Some of the beautiful sea glass collected by Jacques and Jessi as they developed their hunting skills.
Finding Sea Glass 101
Couple Shares Their Tips & Tricks for Finding Sea Glass
My fiancee' (Jessi) and I are an unlikely couple. She loves the bustle of the big city, and I'm more particular to the rustling sound of leaves in the wind. She loves a fancy restaurant, and I love a hole-in-the-wall diner. Needless to say, the early times in our relationship were an ongoing search to find common ground between us.
One attempt involved a $250 metal detector (we split the cost), and the two of us wandering aimlessly along a salty coastline. We were on our hands and knees in the mud with our shovels digging up pennies, soda cans, clumps of aluminum foil, toy trucks, and other oddities, all while staunchly ignoring the stares of nearby swimmers and sunbathers who were clearly having a much nicer time than we were.
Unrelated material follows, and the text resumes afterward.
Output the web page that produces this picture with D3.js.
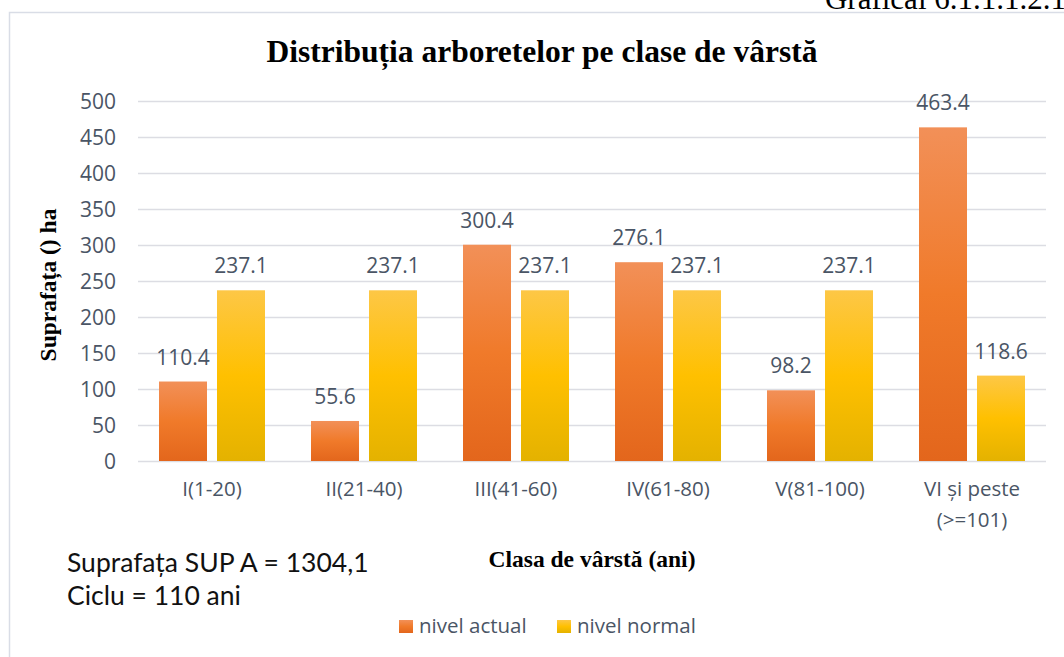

Then it happened: Among the sand and seaweed, Jessi found a beautiful, bright blue piece of sea glass. Then I found one. Then we found a few more. By the time we'd reached the end of the beach, we'd forgotten our metal detector entirely, and were stuffing our pockets full. Our relationship was saved! (We're getting married in July.)
Story continues below...
Today, we look back at the pieces we fawned over during our first days of hunting, and we chuckle fondly. If we found these pieces today, we'd throw them back! We've learned over the years that sea glass hunting is definitely something that you improve on with time.
"We've learned over the years that sea glass hunting is definitely something that you improve on with time."
If you're new to sea glassing, we'd like to pass along some of the good karma that the hobby has brought to us, and help you start finding the best pieces as soon as you can.
Plan the Best Times to Start Your Hunt
Choosing the best times to go sea glass hunting can triple your hoard for the day. Savvy sea glass hunters check tide charts online to find out when the waters are lowest, and plan accordingly. If the beach is popular for sea glass hunters, we recommend that you plan on being there about an hour before the lowest point of the tide. This gives you more time for fruitful hunting, and makes you the early bird in the search.
Jessi and I find nice pieces all year long, but we find that our best pieces turn up during the colder times in winter, when no one in their right mind would be out there. We also like to go "storm chasing", and arrive at a beach right after a hurricane or tropical storm has hit. With everything churned up, we find some wonderful things!
Find a “Dirty” Beach
A smooth, well-groomed beach is not likely to be a fruitful one. This is because most of the rocks, litter, and debris have been "combed" out of the sand mechanically. During this process, the best of the sea glass will often be cleaned up with it.